- REQUIRED TASK -
Quote, verbatim, all material below, without pictures.

- DATA SHOWN -
-- Start --
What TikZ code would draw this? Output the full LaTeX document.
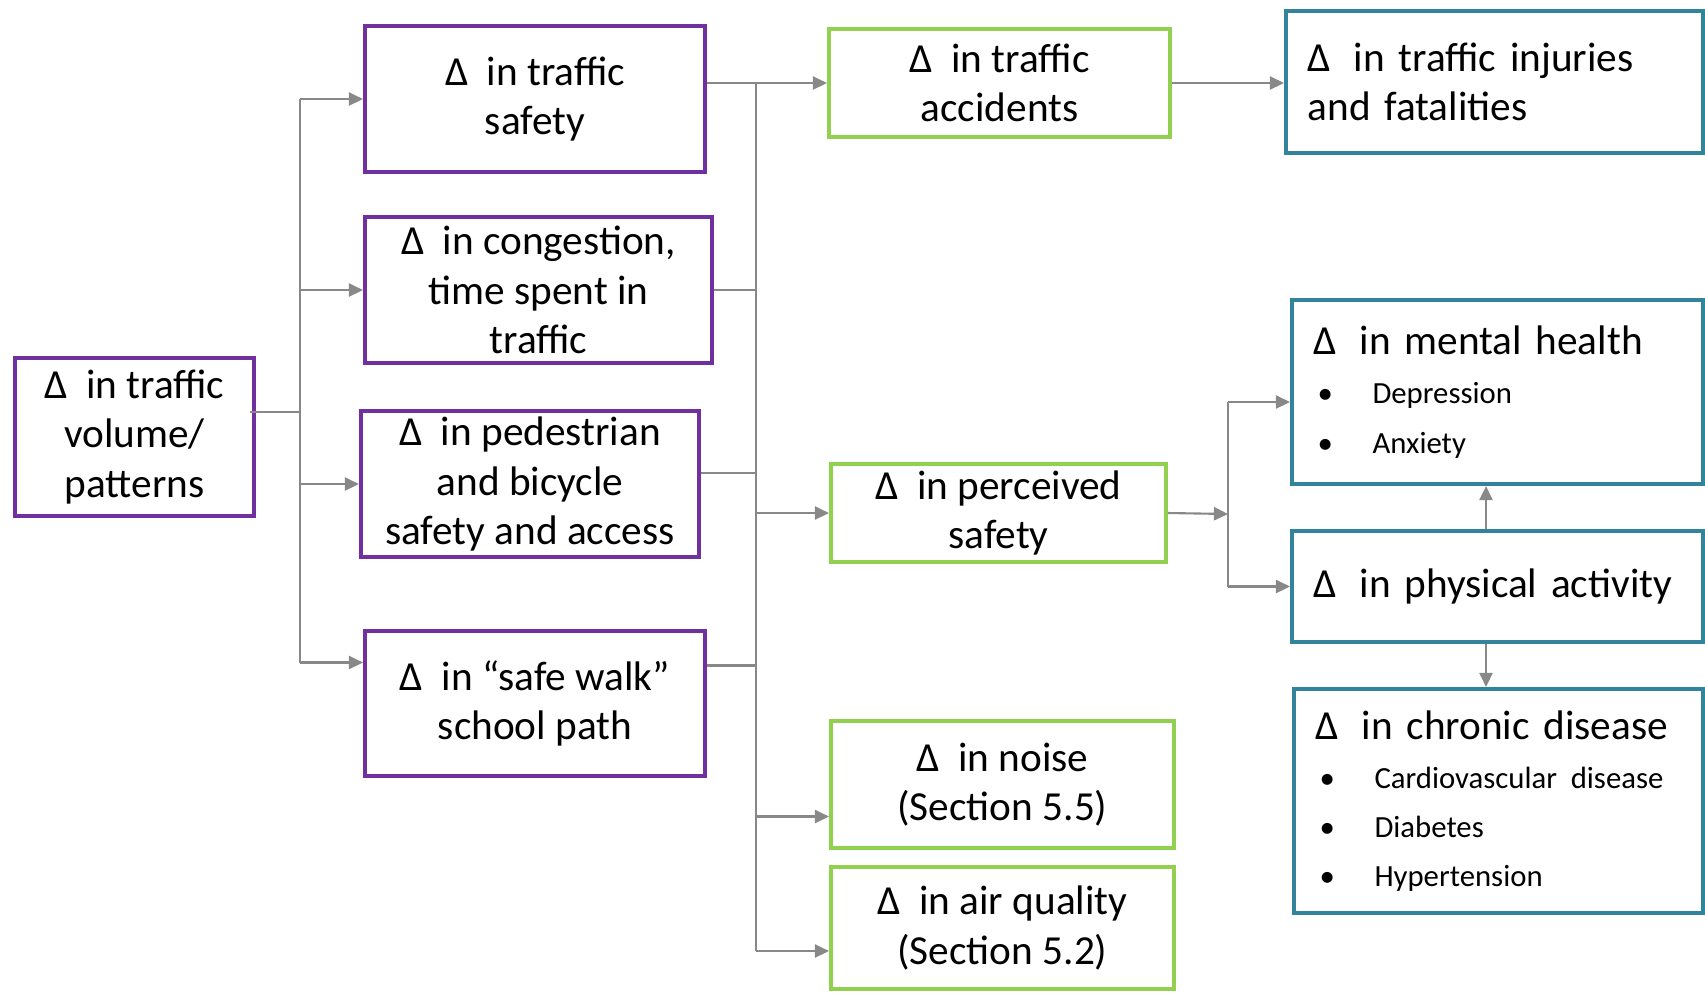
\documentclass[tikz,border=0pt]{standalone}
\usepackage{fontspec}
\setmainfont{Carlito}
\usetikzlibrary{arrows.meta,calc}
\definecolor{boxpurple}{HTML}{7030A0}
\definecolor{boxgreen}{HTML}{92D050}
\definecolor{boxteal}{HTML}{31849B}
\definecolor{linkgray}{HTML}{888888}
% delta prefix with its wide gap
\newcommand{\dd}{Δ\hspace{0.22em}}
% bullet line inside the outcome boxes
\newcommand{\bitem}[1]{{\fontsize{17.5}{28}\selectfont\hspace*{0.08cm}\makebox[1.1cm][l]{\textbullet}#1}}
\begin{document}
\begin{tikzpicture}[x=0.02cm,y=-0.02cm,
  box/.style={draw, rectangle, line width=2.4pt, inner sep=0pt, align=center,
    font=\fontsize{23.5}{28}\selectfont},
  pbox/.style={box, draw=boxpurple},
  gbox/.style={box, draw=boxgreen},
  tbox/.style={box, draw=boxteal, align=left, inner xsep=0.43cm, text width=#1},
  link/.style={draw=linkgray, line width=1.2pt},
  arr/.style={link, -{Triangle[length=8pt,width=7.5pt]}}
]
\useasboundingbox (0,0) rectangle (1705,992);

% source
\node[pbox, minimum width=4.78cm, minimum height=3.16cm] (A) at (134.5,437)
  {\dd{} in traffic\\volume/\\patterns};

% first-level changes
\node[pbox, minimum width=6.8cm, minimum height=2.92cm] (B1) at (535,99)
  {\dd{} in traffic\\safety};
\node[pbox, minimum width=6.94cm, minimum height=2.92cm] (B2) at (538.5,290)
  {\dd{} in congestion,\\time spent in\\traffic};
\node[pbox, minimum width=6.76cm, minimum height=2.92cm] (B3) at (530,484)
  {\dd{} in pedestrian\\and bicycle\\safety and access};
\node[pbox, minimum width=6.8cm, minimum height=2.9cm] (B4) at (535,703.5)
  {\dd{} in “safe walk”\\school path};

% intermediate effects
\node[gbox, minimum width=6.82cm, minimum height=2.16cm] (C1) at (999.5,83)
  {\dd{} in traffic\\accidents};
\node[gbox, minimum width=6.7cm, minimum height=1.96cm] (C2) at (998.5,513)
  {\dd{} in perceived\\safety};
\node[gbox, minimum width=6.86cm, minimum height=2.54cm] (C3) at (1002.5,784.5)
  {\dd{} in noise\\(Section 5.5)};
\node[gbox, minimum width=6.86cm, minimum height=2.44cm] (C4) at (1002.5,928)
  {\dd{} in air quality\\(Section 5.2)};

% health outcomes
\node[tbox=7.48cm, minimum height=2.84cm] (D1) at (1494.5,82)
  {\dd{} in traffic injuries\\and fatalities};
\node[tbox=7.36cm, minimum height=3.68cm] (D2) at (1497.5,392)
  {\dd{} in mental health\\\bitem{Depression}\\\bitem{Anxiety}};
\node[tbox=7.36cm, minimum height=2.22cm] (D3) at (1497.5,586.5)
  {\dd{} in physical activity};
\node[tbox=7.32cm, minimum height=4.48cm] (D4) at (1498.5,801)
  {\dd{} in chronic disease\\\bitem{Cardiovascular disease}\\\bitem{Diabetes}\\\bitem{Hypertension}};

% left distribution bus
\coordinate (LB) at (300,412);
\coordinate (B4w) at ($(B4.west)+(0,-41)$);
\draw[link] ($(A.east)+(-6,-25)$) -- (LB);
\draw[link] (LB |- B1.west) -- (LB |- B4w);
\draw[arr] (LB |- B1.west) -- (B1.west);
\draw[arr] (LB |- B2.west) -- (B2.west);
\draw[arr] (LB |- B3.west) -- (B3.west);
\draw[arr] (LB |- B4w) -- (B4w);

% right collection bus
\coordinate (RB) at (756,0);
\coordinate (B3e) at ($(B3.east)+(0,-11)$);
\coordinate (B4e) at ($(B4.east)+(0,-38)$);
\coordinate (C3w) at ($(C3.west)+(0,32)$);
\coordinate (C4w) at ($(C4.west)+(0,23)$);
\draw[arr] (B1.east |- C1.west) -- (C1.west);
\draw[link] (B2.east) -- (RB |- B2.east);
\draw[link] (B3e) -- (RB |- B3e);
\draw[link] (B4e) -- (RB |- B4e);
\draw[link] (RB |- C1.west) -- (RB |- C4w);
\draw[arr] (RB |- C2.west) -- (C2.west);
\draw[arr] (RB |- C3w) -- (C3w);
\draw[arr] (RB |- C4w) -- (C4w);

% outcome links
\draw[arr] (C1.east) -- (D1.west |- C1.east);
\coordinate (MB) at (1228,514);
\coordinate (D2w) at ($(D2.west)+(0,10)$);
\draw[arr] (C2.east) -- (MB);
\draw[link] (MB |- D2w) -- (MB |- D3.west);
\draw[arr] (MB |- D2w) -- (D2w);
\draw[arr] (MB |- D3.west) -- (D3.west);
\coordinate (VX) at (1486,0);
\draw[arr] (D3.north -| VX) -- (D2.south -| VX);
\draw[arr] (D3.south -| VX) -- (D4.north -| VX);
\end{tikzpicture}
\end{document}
-- End --
- TASK OUTPUT -
What TikZ code would draw this? Output the full LaTeX document.
\documentclass[tikz,border=0pt]{standalone}
\usepackage{fontspec}
\setmainfont{Carlito}
\usetikzlibrary{arrows.meta,calc}
\definecolor{boxpurple}{HTML}{7030A0}
\definecolor{boxgreen}{HTML}{92D050}
\definecolor{boxteal}{HTML}{31849B}
\definecolor{linkgray}{HTML}{888888}
% delta prefix with its wide gap
\newcommand{\dd}{Δ\hspace{0.22em}}
% bullet line inside the outcome boxes
\newcommand{\bitem}[1]{{\fontsize{17.5}{28}\selectfont\hspace*{0.08cm}\makebox[1.1cm][l]{\textbullet}#1}}
\begin{document}
\begin{tikzpicture}[x=0.02cm,y=-0.02cm,
  box/.style={draw, rectangle, line width=2.4pt, inner sep=0pt, align=center,
    font=\fontsize{23.5}{28}\selectfont},
  pbox/.style={box, draw=boxpurple},
  gbox/.style={box, draw=boxgreen},
  tbox/.style={box, draw=boxteal, align=left, inner xsep=0.43cm, text width=#1},
  link/.style={draw=linkgray, line width=1.2pt},
  arr/.style={link, -{Triangle[length=8pt,width=7.5pt]}}
]
\useasboundingbox (0,0) rectangle (1705,992);

% source
\node[pbox, minimum width=4.78cm, minimum height=3.16cm] (A) at (134.5,437)
  {\dd{} in traffic\\volume/\\patterns};

% first-level changes
\node[pbox, minimum width=6.8cm, minimum height=2.92cm] (B1) at (535,99)
  {\dd{} in traffic\\safety};
\node[pbox, minimum width=6.94cm, minimum height=2.92cm] (B2) at (538.5,290)
  {\dd{} in congestion,\\time spent in\\traffic};
\node[pbox, minimum width=6.76cm, minimum height=2.92cm] (B3) at (530,484)
  {\dd{} in pedestrian\\and bicycle\\safety and access};
\node[pbox, minimum width=6.8cm, minimum height=2.9cm] (B4) at (535,703.5)
  {\dd{} in “safe walk”\\school path};

% intermediate effects
\node[gbox, minimum width=6.82cm, minimum height=2.16cm] (C1) at (999.5,83)
  {\dd{} in traffic\\accidents};
\node[gbox, minimum width=6.7cm, minimum height=1.96cm] (C2) at (998.5,513)
  {\dd{} in perceived\\safety};
\node[gbox, minimum width=6.86cm, minimum height=2.54cm] (C3) at (1002.5,784.5)
  {\dd{} in noise\\(Section 5.5)};
\node[gbox, minimum width=6.86cm, minimum height=2.44cm] (C4) at (1002.5,928)
  {\dd{} in air quality\\(Section 5.2)};

% health outcomes
\node[tbox=7.48cm, minimum height=2.84cm] (D1) at (1494.5,82)
  {\dd{} in traffic injuries\\and fatalities};
\node[tbox=7.36cm, minimum height=3.68cm] (D2) at (1497.5,392)
  {\dd{} in mental health\\\bitem{Depression}\\\bitem{Anxiety}};
\node[tbox=7.36cm, minimum height=2.22cm] (D3) at (1497.5,586.5)
  {\dd{} in physical activity};
\node[tbox=7.32cm, minimum height=4.48cm] (D4) at (1498.5,801)
  {\dd{} in chronic disease\\\bitem{Cardiovascular disease}\\\bitem{Diabetes}\\\bitem{Hypertension}};

% left distribution bus
\coordinate (LB) at (300,412);
\coordinate (B4w) at ($(B4.west)+(0,-41)$);
\draw[link] ($(A.east)+(-6,-25)$) -- (LB);
\draw[link] (LB |- B1.west) -- (LB |- B4w);
\draw[arr] (LB |- B1.west) -- (B1.west);
\draw[arr] (LB |- B2.west) -- (B2.west);
\draw[arr] (LB |- B3.west) -- (B3.west);
\draw[arr] (LB |- B4w) -- (B4w);

% right collection bus
\coordinate (RB) at (756,0);
\coordinate (B3e) at ($(B3.east)+(0,-11)$);
\coordinate (B4e) at ($(B4.east)+(0,-38)$);
\coordinate (C3w) at ($(C3.west)+(0,32)$);
\coordinate (C4w) at ($(C4.west)+(0,23)$);
\draw[arr] (B1.east |- C1.west) -- (C1.west);
\draw[link] (B2.east) -- (RB |- B2.east);
\draw[link] (B3e) -- (RB |- B3e);
\draw[link] (B4e) -- (RB |- B4e);
\draw[link] (RB |- C1.west) -- (RB |- C4w);
\draw[arr] (RB |- C2.west) -- (C2.west);
\draw[arr] (RB |- C3w) -- (C3w);
\draw[arr] (RB |- C4w) -- (C4w);

% outcome links
\draw[arr] (C1.east) -- (D1.west |- C1.east);
\coordinate (MB) at (1228,514);
\coordinate (D2w) at ($(D2.west)+(0,10)$);
\draw[arr] (C2.east) -- (MB);
\draw[link] (MB |- D2w) -- (MB |- D3.west);
\draw[arr] (MB |- D2w) -- (D2w);
\draw[arr] (MB |- D3.west) -- (D3.west);
\coordinate (VX) at (1486,0);
\draw[arr] (D3.north -| VX) -- (D2.south -| VX);
\draw[arr] (D3.south -| VX) -- (D4.north -| VX);
\end{tikzpicture}
\end{document}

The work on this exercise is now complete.